After the listing agreement expired, Enrico was contacted directly by another landlord, who wanted to relocate its tenant Summit Fitness to Enrico's vacant space. Subsequently, an employee of Summit Fitness viewed Enrico's site and saw MSC's sign, which was still there, and called MSC to arrange a tour of the property. Mr. Salove provided a tour to Summit Fitness's owner and made follow-up calls to determine Summer Fitness's level of interest in leasing the space. Mr. Salove also initiated a meeting with Enrico to discuss construction costs and the improvement allowance, which Salove attended with Enrico and Summit Fitness. However, once formal lease negotiations occurred, MSC was not a participant.
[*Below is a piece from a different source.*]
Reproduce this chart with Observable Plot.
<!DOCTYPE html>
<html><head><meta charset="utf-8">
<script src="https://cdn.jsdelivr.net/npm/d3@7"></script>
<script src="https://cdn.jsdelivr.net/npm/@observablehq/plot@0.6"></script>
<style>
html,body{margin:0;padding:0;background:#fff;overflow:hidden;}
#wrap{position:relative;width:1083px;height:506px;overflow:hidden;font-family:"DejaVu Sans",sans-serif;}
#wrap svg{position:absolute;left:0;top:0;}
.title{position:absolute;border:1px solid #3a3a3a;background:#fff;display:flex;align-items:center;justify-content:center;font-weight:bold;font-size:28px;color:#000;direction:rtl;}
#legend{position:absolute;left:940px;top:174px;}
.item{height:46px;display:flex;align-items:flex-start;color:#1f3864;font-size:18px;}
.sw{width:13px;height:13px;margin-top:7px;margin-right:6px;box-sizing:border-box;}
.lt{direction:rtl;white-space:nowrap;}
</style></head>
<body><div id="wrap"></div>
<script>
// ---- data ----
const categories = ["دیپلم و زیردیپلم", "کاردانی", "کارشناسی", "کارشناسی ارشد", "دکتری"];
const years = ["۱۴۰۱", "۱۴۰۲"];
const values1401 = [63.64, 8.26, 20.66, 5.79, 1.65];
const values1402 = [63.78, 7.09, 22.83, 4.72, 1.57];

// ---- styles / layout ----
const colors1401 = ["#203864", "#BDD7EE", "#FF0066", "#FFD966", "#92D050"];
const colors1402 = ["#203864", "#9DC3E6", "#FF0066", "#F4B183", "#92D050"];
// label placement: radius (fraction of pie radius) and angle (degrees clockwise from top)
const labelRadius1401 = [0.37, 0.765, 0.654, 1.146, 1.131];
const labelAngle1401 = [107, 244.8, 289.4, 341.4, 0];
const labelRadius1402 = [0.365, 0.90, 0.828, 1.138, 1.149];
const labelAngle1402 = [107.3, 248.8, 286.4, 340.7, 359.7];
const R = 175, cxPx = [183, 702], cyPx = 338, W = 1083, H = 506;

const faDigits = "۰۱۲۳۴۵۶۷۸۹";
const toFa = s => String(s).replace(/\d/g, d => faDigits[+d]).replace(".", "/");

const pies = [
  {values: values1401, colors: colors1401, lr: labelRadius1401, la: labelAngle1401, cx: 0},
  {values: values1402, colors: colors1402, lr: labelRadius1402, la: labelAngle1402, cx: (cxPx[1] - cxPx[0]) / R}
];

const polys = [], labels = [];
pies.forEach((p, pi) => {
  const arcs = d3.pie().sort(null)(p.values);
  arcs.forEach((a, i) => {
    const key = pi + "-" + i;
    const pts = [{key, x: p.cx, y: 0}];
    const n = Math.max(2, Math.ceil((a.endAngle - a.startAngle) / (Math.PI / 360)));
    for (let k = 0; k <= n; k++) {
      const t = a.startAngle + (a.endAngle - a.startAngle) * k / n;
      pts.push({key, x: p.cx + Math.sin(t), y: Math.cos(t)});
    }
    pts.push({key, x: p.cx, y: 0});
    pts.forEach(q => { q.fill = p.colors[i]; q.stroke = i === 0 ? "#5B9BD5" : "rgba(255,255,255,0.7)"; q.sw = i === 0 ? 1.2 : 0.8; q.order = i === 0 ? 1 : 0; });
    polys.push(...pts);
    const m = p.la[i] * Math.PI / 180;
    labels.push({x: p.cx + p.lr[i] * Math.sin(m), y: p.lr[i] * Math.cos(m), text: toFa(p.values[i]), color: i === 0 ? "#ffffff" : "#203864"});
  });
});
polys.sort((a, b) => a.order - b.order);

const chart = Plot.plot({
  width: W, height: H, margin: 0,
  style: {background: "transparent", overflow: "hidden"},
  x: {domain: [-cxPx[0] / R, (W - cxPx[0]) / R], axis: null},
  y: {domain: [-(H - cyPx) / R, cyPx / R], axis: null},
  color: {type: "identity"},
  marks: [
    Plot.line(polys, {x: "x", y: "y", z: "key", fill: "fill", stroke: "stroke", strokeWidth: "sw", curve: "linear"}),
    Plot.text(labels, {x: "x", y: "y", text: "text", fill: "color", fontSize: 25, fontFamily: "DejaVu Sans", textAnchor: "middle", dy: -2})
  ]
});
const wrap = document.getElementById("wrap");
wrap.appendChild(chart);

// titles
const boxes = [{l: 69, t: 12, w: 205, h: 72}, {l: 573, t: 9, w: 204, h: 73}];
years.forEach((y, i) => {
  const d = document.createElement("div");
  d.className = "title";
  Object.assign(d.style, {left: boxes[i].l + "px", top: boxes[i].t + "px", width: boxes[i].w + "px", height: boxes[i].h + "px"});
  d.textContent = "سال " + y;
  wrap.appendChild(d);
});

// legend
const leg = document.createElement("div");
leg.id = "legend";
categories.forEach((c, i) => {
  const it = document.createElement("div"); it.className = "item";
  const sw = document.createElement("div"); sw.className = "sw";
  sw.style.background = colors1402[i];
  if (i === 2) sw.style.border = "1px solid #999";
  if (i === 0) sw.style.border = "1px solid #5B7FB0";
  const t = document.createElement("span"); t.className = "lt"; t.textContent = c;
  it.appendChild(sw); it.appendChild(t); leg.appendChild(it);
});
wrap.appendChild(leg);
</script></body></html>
Upon execution of the lease between Summit Fitness and Enrico, MSC was not paid a brokerage commission. MSC subsequently filed a broker's lien claim pursuant to the Pennsylvania Commercial Real Estate Broker's Lien Act ("CREBLA") and sought unpaid brokerage commissions. In response to Enrico's petition to strike the broker's lien claim, MSC voluntarily moved to dismiss the claim, and the court entered an order striking the lien. The trial court then granted summary judgment in favor of Enrico on the claim for unpaid brokerage commissions, holding that RELRA 63 P.S. 455.606a(b)(1) barred MSC's commissions claim based on an oral agreement to extend the written brokerage agreement. The court also denied Enrico's request for attorney's fees.
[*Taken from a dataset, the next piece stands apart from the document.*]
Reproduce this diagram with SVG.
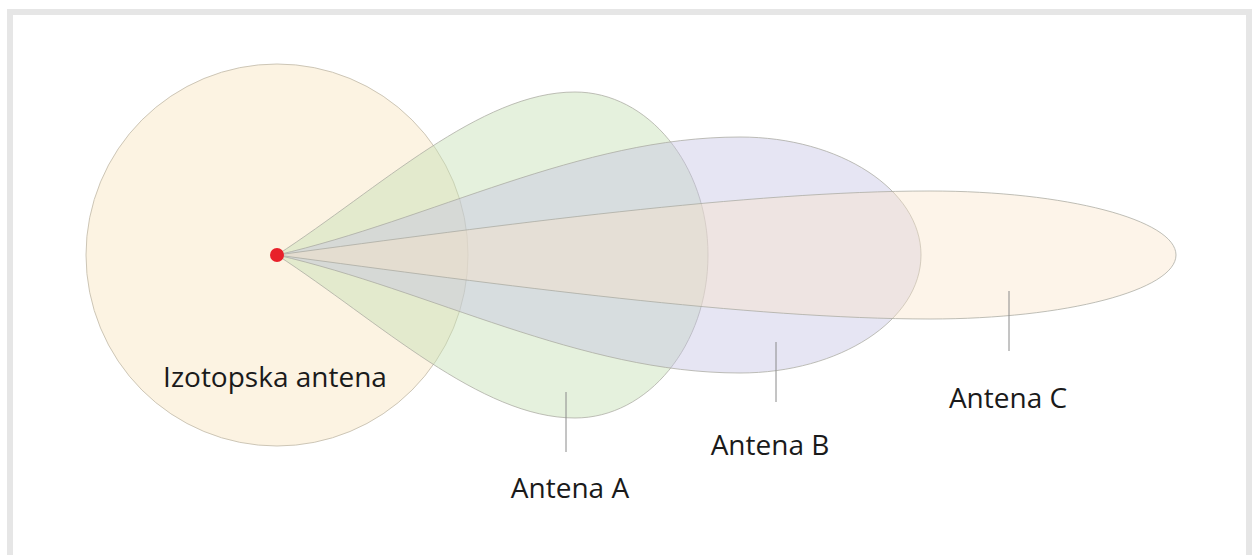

On appeal, the Superior Court of Pennsylvania affirmed the grant of summary judgment in favor of Enrico and reversed the denial of its request for attorney's fees. The court disagreed with MSC's contention that oral agreements are permitted to modify written agreements under RELRA, which requires only material terms of the contract to be in writing. Looking to the Act and the Pennsylvania Code, the court determined that the duration of the agreement is a material term required to be in writing. Under 49 Pa. Code 35.331(a)(3), terms of the agreement's duration must be agreed to in writing, and 63 P.S. 455.604(a) makes failure to do so a prohibited act, carrying with it the possibility of suspension or revocation of a broker's license. The Court thus found that the brokerage commission claim stemming from a purported oral extension of the written exclusive listing agreement was thus barred under RELRA. The court was careful to narrow its holding to oral modification of agreement terms required to be in writing under the Act, rather than a preclusion of all oral modifications of written exclusive listing agreements.
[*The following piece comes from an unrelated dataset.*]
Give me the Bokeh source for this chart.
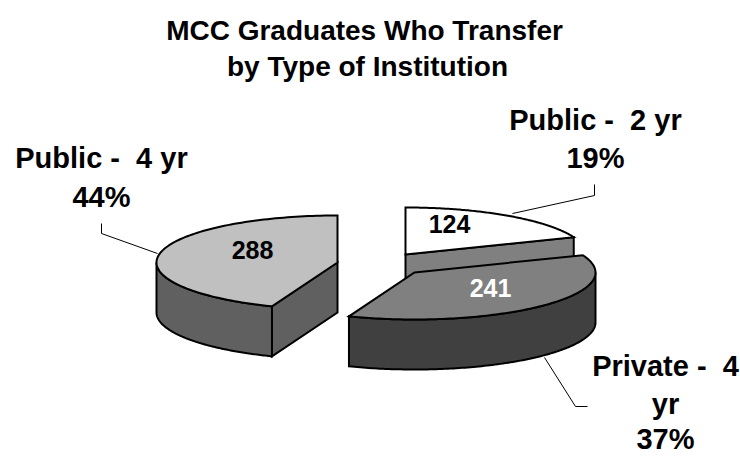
import numpy as np
from bokeh.plotting import figure
from bokeh.models import Range1d
from bokeh.core.properties import value
from bokeh.embed import file_html
from bokeh.resources import INLINE

categories = ["Public - \u00a02 yr", "Private - \u00a04 yr", "Public - \u00a04 yr"]
counts = [124, 241, 288]
shares = ["19%", "37%", "44%"]
title_lines = ["MCC Graduates Who Transfer", "by Type of Institution"]

RX, RY, DEPTH = 181, 47, 50
FONT = value("Liberation Sans")

p = figure(width=740, height=456, x_range=Range1d(0, 740), y_range=Range1d(456, 0),
           output_backend="svg", toolbar_location=None, min_border=0)
p.axis.visible = False
p.grid.visible = False
p.outline_line_color = None

fr = np.cumsum([0] + counts) / sum(counts) * 2 * np.pi
edges = [(fr[i], fr[i + 1]) for i in range(3)]


def ell(cx, cy, a0, a1, n=120):
    t = np.linspace(a0, a1, n)
    return cx + RX * np.sin(t), cy - RY * np.cos(t)


def poly(xs, ys, fill):
    p.patch(list(xs), list(ys), fill_color=fill, line_color="black", line_width=2, line_join="miter")


def pt(cx, cy, a):
    return cx + RX * np.sin(a), cy - RY * np.cos(a)


def side_rim(cx, cy, a0, a1, fill):
    x, y = ell(cx, cy, a0, a1)
    poly(np.r_[x, x[::-1]], np.r_[y, y[::-1] + DEPTH], fill)


def side_cut(x0, y0, x1, y1, fill):
    poly([x0, x1, x1, x0], [y0, y1, y1 + DEPTH, y0 + DEPTH], fill)


def top(cx, cy, a0, a1, fill):
    x, y = ell(cx, cy, a0, a1)
    poly(np.r_[cx, x], np.r_[cy, y], fill)


# Leader lines
for xs, ys in [([157, 101, 101], [253, 233, 223]),
               ([512, 594, 594], [213, 195, 184]),
               ([544, 575, 587], [357, 406, 406])]:
    p.line(xs, ys, line_color="black", line_width=1)

# Public 4 yr (upper-left, exploded left)
c3 = (337, 262)
a0, a1 = edges[2]
ax, ay = pt(*c3, a0)
side_cut(ax, ay, c3[0], c3[1], "#606060")
side_rim(*c3, a0, 1.5 * np.pi, "#606060")
top(*c3, a0, a1, "#c0c0c0")

# Public 2 yr (white, at back)
c1 = (405, 254)
a0, a1 = edges[0]
bx, by = pt(*c1, a1)
side_cut(c1[0], c1[1], bx, by, "#808080")
top(*c1, a0, a1, "#ffffff")

# Private 4 yr (front)
c2 = (414, 272)
a0, a1 = edges[1]
side_rim(*c2, 0.5 * np.pi, a1, "#404040")
top(*c2, a0, a1, "#808080")


def txt(x, y, s, size, color="black"):
    px = int(size[:-2])
    p.text([x], [y - 0.4 * px], text=[s], text_font=FONT, text_font_style="bold", text_font_size=size,
           text_color=color, text_align="center", text_baseline="alphabetic")


LABEL = "29px"
NUM = "25px"
priv_a, priv_b = categories[1].rsplit(" ", 1)
txt(364, 41, title_lines[0], "28px")
txt(367, 77, title_lines[1], "28px")
txt(252, 259, str(counts[2]), NUM)
txt(449, 233, str(counts[0]), NUM)
txt(490, 297, str(counts[1]), NUM, color="white")
txt(595, 131, categories[0], LABEL)
txt(595, 169, shares[0], LABEL)
txt(101, 169, categories[2], LABEL)
txt(101, 208, shares[2], LABEL)
txt(665, 377, priv_a, LABEL)
txt(665, 415, priv_b, LABEL)
txt(665, 450, shares[1], LABEL)

open("out.html", "w").write(file_html(p, INLINE))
In granting the Landlord's request for attorney's fees, the court looked to the Commercial Brokers Lien Act (CREBLA) provision that places the burden of costs on the non-prevailing party (see 68 P.S. 1058(h)). The court disagreed with MSC that the lack of an adjudication resulted in no prevailing party and determined that it makes no difference whether the lien was dismissed pursuant to the plaintiff's or defendant's motions. The fact that the lien was stricken, even based on MSC's agreement to do so, was enough to support the contention that MSC was the non-prevailing party for the purposes of CREBLA's recovery of costs provision and should bear the costs of proceedings.